Businesses that cut their emissions below their historical averages will be able to sell the abatement to the Federal Government. The policy is designed to entice companies to take action on climate change.

Businesses that exceed their historical average will pay a financial penalty, but the Opposition has not detailed what the figure will be.

Incentives will be provided to the oldest and least efficient operations, while the plan will also focus on planting 20 million trees, introducing a $1000 solar rebate and storing about 85 million tonnes of carbon in soil by 2020.

Gillard has also committed to rewarding businesses that reduce their pollution levels, a move advocated by the Australian Trucking Association (ATA).

In its election brief to both sides of politics, it called for incentives to be introduced to encourage operators to move to new technologies and alternative fuels.

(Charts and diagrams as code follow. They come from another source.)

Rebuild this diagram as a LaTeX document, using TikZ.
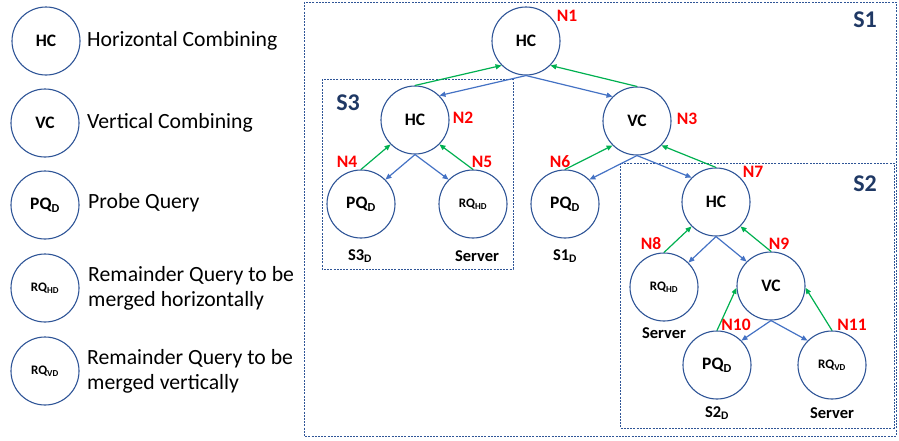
\documentclass[tikz,border=0pt]{standalone}
\usepackage{fontspec}
\setmainfont{Carlito}
\usetikzlibrary{arrows.meta}
\definecolor{circblue}{HTML}{2F5597}
\definecolor{arrblue}{HTML}{4472C4}
\definecolor{arrgreen}{HTML}{00B050}
\definecolor{navy}{HTML}{1F3864}
\definecolor{lblred}{HTML}{FF0000}
\tikzset{
  qnode/.style={circle, draw=circblue, line width=1.1pt, minimum size=68pt, inner sep=0pt, font=\fontsize{17.5}{20}\selectfont\bfseries},
  rqnode/.style={qnode, font=\fontsize{13}{16}\selectfont\bfseries},
  barrow/.style={draw=arrblue, line width=1.2pt, -{Triangle[length=6pt,width=5pt]}},
  garrow/.style={draw=arrgreen, line width=1.2pt, -{Triangle[length=6pt,width=5pt]}},
  nlabel/.style={text=lblred, font=\fontsize{17.5}{20}\selectfont\bfseries, inner sep=0pt},
  slabel/.style={text=navy, font=\fontsize{24}{28}\selectfont\bfseries, inner sep=0pt},
  dlabel/.style={font=\fontsize{16.5}{19}\selectfont\bfseries, inner sep=0pt},
  legtext/.style={font=\fontsize{21.7}{25}\selectfont, anchor=west, inner sep=0pt, align=left},
  sbox/.style={draw=circblue, line width=0.9pt, dash pattern=on 2pt off 1.2pt}
}
\begin{document}
\begin{tikzpicture}[x=1pt, y=-1pt]
\useasboundingbox (0,0) rectangle (899,440);
% legend
\node[qnode] (l1) at (46,41) {HC};
\node[qnode] (l2) at (45,123) {VC};
\node[qnode] (l3) at (45,205) {PQ\textsubscript{D}};
\node[rqnode] (l4) at (45,288) {RQ\textsubscript{HD}};
\node[rqnode] (l5) at (45,371) {RQ\textsubscript{VD}};
\node[legtext] (t1) at (87,41) {Horizontal Combining};
\node[legtext] (t2) at (87,123) {Vertical Combining};
\node[legtext] (t3) at (88,203) {Probe Query};
\node[legtext] (t4) at (88,288) {Remainder Query to be\\merged horizontally};
\node[legtext] (t5) at (87,371) {Remainder Query to be\\merged vertically};
% boxes
\draw[sbox] (304,2) rectangle (896,436);
\draw[sbox] (322,79) rectangle (513,269);
\draw[sbox] (620,163) rectangle (894,428);
\node[slabel] (s1) at (865,20) {S1};
\node[slabel] (s3) at (348,103) {S3};
\node[slabel] (s2) at (865,184) {S2};
% tree nodes
\node[qnode] (n1) at (526,41) {HC};
\node[qnode] (n2) at (415,120) {HC};
\node[qnode] (n3) at (637,121) {VC};
\node[qnode] (n4) at (361,204) {PQ\textsubscript{D}};
\node[rqnode] (n5) at (473,204) {RQ\textsubscript{HD}};
\node[qnode] (n6) at (565,204) {PQ\textsubscript{D}};
\node[qnode] (n7) at (716,202) {HC};
\node[rqnode] (n8) at (664,287) {RQ\textsubscript{HD}};
\node[qnode] (n9) at (771,286) {VC};
\node[qnode] (n10) at (717,365) {PQ\textsubscript{D}};
\node[rqnode] (n11) at (832,365) {RQ\textsubscript{VD}};
% red labels
\node[nlabel] (k1) at (567,16) {N1};
\node[nlabel] (k2) at (463,118) {N2};
\node[nlabel] (k3) at (687,119) {N3};
\node[nlabel] (k4) at (347,162) {N4};
\node[nlabel] (k5) at (482,162) {N5};
\node[nlabel] (k6) at (560,162) {N6};
\node[nlabel] (k7) at (753,172) {N7};
\node[nlabel] (k8) at (651,244) {N8};
\node[nlabel] (k9) at (779,244) {N9};
\node[nlabel] (k10) at (736,325) {N10};
\node[nlabel] (k11) at (852,325) {N11};
% bottom labels
\node[dlabel] (d4) at (360,256) {S3\textsubscript{D}};
\node[dlabel] (d5) at (477,256) {Server};
\node[dlabel] (d6) at (565,256) {S1\textsubscript{D}};
\node[dlabel] (d8) at (664,333) {Server};
\node[dlabel] (d10) at (717,413) {S2\textsubscript{D}};
\node[dlabel] (d11) at (832,413) {Server};
% arrows
\draw[barrow] (n1.south) -- (n2.45);
\draw[garrow] (n2.north) -- (n1.225);
\draw[barrow] (n1.south) -- (n3.135);
\draw[garrow] (n3.north) -- (n1.315);
\draw[barrow] (n2.south) -- (n4.45);
\draw[garrow] (n4.north) -- (n2.225);
\draw[barrow] (n2.south) -- (n5.135);
\draw[garrow] (n5.north) -- (n2.315);
\draw[barrow] (n3.south) -- (n6.45);
\draw[garrow] (n6.north) -- (n3.225);
\draw[barrow] (n3.south) -- (n7.135);
\draw[garrow] (n7.north) -- (n3.315);
\draw[barrow] (n7.south) -- (n8.45);
\draw[garrow] (n8.north) -- (n7.225);
\draw[barrow] (n7.south) -- (n9.135);
\draw[garrow] (n9.north) -- (n7.315);
\draw[barrow] (n9.south) -- (n10.45);
\draw[garrow] (n10.north) -- (n9.183);
\draw[barrow] (n9.south) -- (n11.135);
\draw[garrow] (n11.north) -- (n9.-3);
\end{tikzpicture}
\end{document}
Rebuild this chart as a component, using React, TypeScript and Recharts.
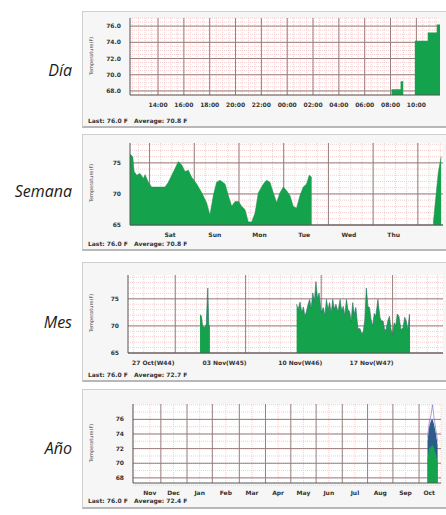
import React from "react";
import { Area, Line, ComposedChart, XAxis, YAxis, CartesianGrid } from "recharts";

// ---- Día (hours since graph start)
const dayHours = [20.25, 20.95, 21.15, 21.6, 22.05, 23.05, 23.75, 24];
const dayTemps = [68.2, 69.2, 69.2, null, 74.2, 75.2, 76.2, 76.2];
const dayTickLabels = ["14:00", "16:00", "18:00", "20:00", "22:00", "00:00", "02:00", "04:00", "06:00", "08:00", "10:00"];

// ---- Semana (hours since graph start)
const weekHours = [
  0, 1.5, 2.2, 3.6, 5.4, 7.2, 8.1, 9.8, 11.6, 13.4, 16.1, 18.8, 20.6, 22.4, 24.2, 25.9, 27.7, 29.5, 31.3, 33.1,
  35.8, 38.5, 41.1, 42.9, 44.7, 46.5, 48.3, 51.0, 52.8, 54.6, 56.4, 58.2, 59.9, 61.7, 63.5, 65.3, 67.1, 68.9,
  71.6, 73.3, 75.1, 76.9, 78.7, 80.5, 82.3, 84.1, 85.9, 87.6, 89.4, 91.2, 93.0, 94.8, 96.2, 97.5,
  130, 162.8, 164, 165.5, 167,
];
const weekTemps = [
  76.4, 76.0, 73.6, 73.0, 73.3, 72.5, 73.1, 71.9, 71.1, 71.1, 71.1, 71.1, 71.9, 73.0, 74.1, 75.2, 74.7, 73.6, 73.8, 72.7,
  71.6, 70.2, 68.6, 66.6, 69.7, 71.9, 72.2, 71.6, 69.7, 68.0, 68.8, 68.8, 68.0, 67.5, 65.5, 65.5, 66.9, 70.2,
  71.6, 72.2, 71.9, 70.2, 68.6, 70.2, 71.1, 70.5, 69.7, 68.0, 67.7, 69.7, 71.1, 71.6, 73.0, 72.7,
  null, 65.3, 69.0, 73.5, 76.0,
];
const weekTickLabels = ["Sat", "Sun", "Mon", "Tue", "Wed", "Thu"];

// ---- Mes (days since graph start)
const monthDays = [
  6.86, 7.0, 7.1, 7.3, 7.45, 7.6, 7.7, 7.8, 10,
  16.06, 16.2, 16.38, 16.55, 16.7, 16.85, 17.0, 17.15, 17.3, 17.45, 17.6, 17.75, 17.9, 18.05, 18.2, 18.4,
  18.6, 18.75, 18.9, 19.05, 19.2, 19.35, 19.5, 19.65, 19.8, 20.0, 20.2, 20.35, 20.5, 20.65, 20.8, 20.95,
  21.1, 21.25, 21.4, 21.55, 21.7, 21.9, 22.1, 22.25, 22.4, 22.55, 22.7, 22.85, 23.0, 23.15, 23.3, 23.45,
  23.6, 23.8, 24.0, 24.15, 24.3, 24.45, 24.6, 24.75, 24.9, 25.05, 25.2, 25.35, 25.5, 25.65, 25.8, 26.0,
  26.2, 26.35, 26.5, 26.65, 26.8, 26.86,
];
const monthTemps = [
  72.1, 71.8, 70.0, 69.7, 70.3, 77.0, 70.0, 70.0, null,
  74.0, 73.0, 74.4, 72.5, 73.5, 71.8, 72.7, 74.0, 74.9, 73.2, 76.1, 74.5, 78.2, 75.0, 76.1, 72.5,
  73.4, 71.9, 74.9, 73.0, 74.3, 72.4, 74.9, 73.1, 74.0, 72.6, 74.9, 72.8, 73.6, 71.9, 74.9, 73.0,
  72.7, 70.8, 74.3, 72.1, 73.4, 69.5, 69.5, 68.6, 68.9, 71.0, 77.0, 73.6, 73.4, 71.2, 70.0, 72.3,
  71.8, 74.9, 71.5, 70.9, 70.9, 69.1, 69.5, 71.0, 71.8, 69.4, 68.3, 70.6, 70.0, 72.2, 71.8, 69.3,
  69.7, 71.6, 70.9, 69.2, 72.1, 72.1,
];
const monthTickLabels = ["27 Oct(W44)", "03 Nov(W45)", "10 Nov(W46)", "17 Nov(W47)"];

// ---- Año (days since graph start)
const yearDays = [349, 351, 353, 355, 357, 359, 361];
const yearAvg = [70.5, 72.0, 72.3, 72.5, 72.0, 71.2, 70.2];
const yearMax = [73.0, 75.0, 75.8, 76.0, 75.2, 74.0, 72.5];
const yearPeak = [73.5, 75.5, 76.5, 78.0, 76.0, 74.5, 73.0];
const yearTickLabels = ["Nov", "Dec", "Jan", "Feb", "Mar", "Apr", "May", "Jun", "Jul", "Aug", "Sep", "Oct"];

const GREEN = "#15a24d";
const MAJOR = "#9a7c7c";
const MINOR = "#f6cdcd";

const steps = (from: number, to: number, step: number) => {
  const out: number[] = [];
  for (let v = from; v <= to + 1e-9; v += step) out.push(Number(v.toFixed(3)));
  return out;
};

const tickStyle = { fontSize: 6, fontFamily: "DejaVu Sans", fontWeight: 700, fill: "#333" };

interface PanelProps {
  title: string;
  titleY: number;
  boxTop: number;
  boxHeight: number;
  plot: { left: number; top: number; right: number; bottom: number };
  data: any[];
  xDomain: [number, number];
  xTicks: number[];
  xLabels: string[];
  yDomain: [number, number];
  yTicks: number[];
  yDecimals: number;
  majorX: number[];
  minorX: number[];
  majorY: number[];
  minorY: number[];
  legend: string;
  legendY: number;
  children: React.ReactNode;
}

const CHART_LEFT = 82;
const CHART_WIDTH = 364;
const X_AXIS_H = 12;

function Panel(p: PanelProps) {
  const { plot } = p;
  const margin = {
    top: plot.top - p.boxTop,
    right: CHART_LEFT + CHART_WIDTH - plot.right,
    bottom: p.boxTop + p.boxHeight - plot.bottom - X_AXIS_H,
    left: 0,
  };
  return (
    <>
      <div
        style={{
          position: "absolute",
          left: CHART_LEFT,
          top: p.boxTop,
          width: 380,
          height: p.boxHeight,
          boxSizing: "border-box",
          border: "1px solid #cfcfcf",
          borderBottom: "2px solid #b8b8b8",
          background: "#f6f6f6",
        }}
      />
      <div
        style={{
          position: "absolute",
          left: 0,
          width: 72,
          top: p.titleY - 11,
          textAlign: "right",
          fontFamily: "Open Sans",
          fontStyle: "italic",
          fontSize: 16,
          color: "#1b1b1b",
        }}
      >
        {p.title}
      </div>
      <div
        style={{
          position: "absolute",
          left: 91 - 30,
          top: (plot.top + plot.bottom) / 2 - 4,
          width: 60,
          textAlign: "center",
          transform: "rotate(-90deg)",
          fontFamily: "DejaVu Sans",
          fontSize: 5,
          color: "#444",
        }}
      >
        Temperature(F)
      </div>
      <div
        style={{
          position: "absolute",
          left: 88,
          top: p.legendY - 4,
          fontFamily: "DejaVu Sans",
          fontWeight: 700,
          fontSize: 6,
          color: "#333",
          whiteSpace: "pre",
        }}
      >
        {p.legend}
      </div>
      <div style={{ position: "absolute", left: CHART_LEFT, top: p.boxTop }}>
        <ComposedChart width={CHART_WIDTH} height={p.boxHeight} data={p.data} margin={margin}>
          <CartesianGrid
            fill="#ffffff"
            stroke={MINOR}
            strokeDasharray="1 1"
            horizontalValues={p.minorY}
            verticalValues={p.minorX}
          />
          <CartesianGrid stroke={MAJOR} horizontalValues={p.majorY} verticalValues={p.majorX} />
          <XAxis
            dataKey="x"
            type="number"
            domain={p.xDomain}
            allowDataOverflow
            ticks={p.xTicks}
            tickFormatter={(_v: number, i: number) => p.xLabels[i]}
            interval={0}
            height={X_AXIS_H}
            tickLine={false}
            tickMargin={2}
            stroke="#555"
            tick={tickStyle}
          />
          <YAxis
            type="number"
            domain={p.yDomain}
            allowDataOverflow
            ticks={p.yTicks}
            tickFormatter={(v: number) => v.toFixed(p.yDecimals)}
            interval={0}
            width={plot.left - CHART_LEFT}
            tickLine={false}
            tickMargin={3}
            stroke="#555"
            tick={tickStyle}
          />
          {p.children}
        </ComposedChart>
      </div>
    </>
  );
}

export default function App() {
  const dayData = dayHours.map((x, i) => ({ x, temp: dayTemps[i] }));
  const weekData = weekHours.map((x, i) => ({ x, temp: weekTemps[i] }));
  const monthData = monthDays.map((x, i) => ({ x, temp: monthTemps[i] }));
  const yearData = yearDays.map((x, i) => ({ x, avg: yearAvg[i], max: yearMax[i], peak: yearPeak[i] }));

  const dayXTicks = dayTickLabels.map((_, i) => 2.17 + 2 * i);
  const weekXTicks = weekTickLabels.map((_, i) => 21.5 + 24 * i);
  const monthXTicks = [2.4, 9.2, 16.4, 23.2];
  const yearXTicks = [20, 48, 79, 110, 141, 172, 202, 232, 263, 293, 323, 351];

  return (
    <div
      style={{
        position: "fixed",
        left: 0,
        top: 0,
        width: 446,
        height: 515,
        overflow: "hidden",
        background: "#fff",
      }}
    >
      <Panel
        title="Día"
        titleY={70}
        boxTop={11}
        boxHeight={117}
        plot={{ left: 130, top: 18, right: 440, bottom: 95 }}
        data={dayData}
        xDomain={[0, 24]}
        xTicks={dayXTicks}
        xLabels={dayTickLabels}
        yDomain={[67.5, 77]}
        yTicks={[68, 70, 72, 74, 76]}
        yDecimals={1}
        majorX={dayXTicks}
        minorX={steps(0.17, 24, 0.5)}
        majorY={[68, 70, 72, 74, 76]}
        minorY={steps(67.5, 77, 0.5)}
        legend={"Last: 76.0 F   Average: 70.8 F"}
        legendY={121}
      >
        <Area type="stepAfter" dataKey="temp" stroke="none" fill={GREEN} fillOpacity={1} isAnimationActive={false} />
      </Panel>

      <Panel
        title="Semana"
        titleY={191}
        boxTop={134}
        boxHeight={117}
        plot={{ left: 130, top: 143, right: 443, bottom: 225 }}
        data={weekData}
        xDomain={[0, 168]}
        xTicks={weekXTicks}
        xLabels={weekTickLabels}
        yDomain={[65, 78.2]}
        yTicks={[65, 70, 75]}
        yDecimals={0}
        majorX={steps(10.5, 168, 24)}
        minorX={steps(4.5, 168, 6)}
        majorY={[65, 70, 75]}
        minorY={steps(65, 78, 1)}
        legend={"Last: 76.0 F   Average: 70.8 F"}
        legendY={244}
      >
        <Area type="linear" dataKey="temp" stroke="#128a45" strokeWidth={0.5} fill={GREEN} fillOpacity={1} isAnimationActive={false} />
      </Panel>

      <Panel
        title="Mes"
        titleY={322}
        boxTop={262}
        boxHeight={120}
        plot={{ left: 128, top: 275, right: 443, bottom: 353 }}
        data={monthData}
        xDomain={[0, 30]}
        xTicks={monthXTicks}
        xLabels={monthTickLabels}
        yDomain={[65, 79.4]}
        yTicks={[65, 70, 75]}
        yDecimals={0}
        majorX={[4.5, 11.2, 18.4, 25.2]}
        minorX={steps(0.5, 30, 1)}
        majorY={[65, 70, 75]}
        minorY={steps(65, 79, 1)}
        legend={"Last: 76.0 F   Average: 72.7 F"}
        legendY={375}
      >
        <Area type="linear" dataKey="temp" stroke="#2a6f6a" strokeWidth={0.6} fill={GREEN} fillOpacity={1} isAnimationActive={false} />
      </Panel>

      <Panel
        title="Año"
        titleY={448}
        boxTop={389}
        boxHeight={120}
        plot={{ left: 133, top: 404, right: 441, bottom: 483 }}
        data={yearData}
        xDomain={[0, 365]}
        xTicks={yearXTicks}
        xLabels={yearTickLabels}
        yDomain={[67.3, 78.1]}
        yTicks={[68, 70, 72, 74, 76]}
        yDecimals={0}
        majorX={[33, 64, 94, 126, 157, 187, 217, 248, 278, 308, 339]}
        minorX={[]}
        majorY={[68, 70, 72, 74, 76]}
        minorY={steps(67, 78, 1)}
        legend={"Last: 76.0 F   Average: 72.4 F"}
        legendY={501}
      >
        <Area type="linear" dataKey="max" stroke="none" fill="#2d5b8c" fillOpacity={1} isAnimationActive={false} />
        <Area type="linear" dataKey="avg" stroke="none" fill={GREEN} fillOpacity={1} isAnimationActive={false} />
        <Line type="linear" dataKey="peak" stroke="#8b74c9" strokeWidth={0.7} dot={false} isAnimationActive={false} />
      </Panel>
    </div>
  );
}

“The trucking industry could achieve even greater gains in environmental performance through the use of longer, safer trucks on appropriate routes,” the ATA says.

Gillard also pledged to ensure all new power stations meet best practice standards on carbon emissions and that the baselines for industry assistance already outlined in the CPRS will not be increased.

The Greens want a $23 tax per tonne of carbon from July 1 next year until the CPRS is introduced.

Under its plan, the rate will increase by four percent plus CPI each year until a global scheme for reducing emissions is negotiated.

The Greens are also opposed to compensating the trucking industry under emissions trading, with a spokesman labelling it “nonsensical”.

“It is just nonsense to put transport in with one hand and then offset it through the fuel tax system,” he says.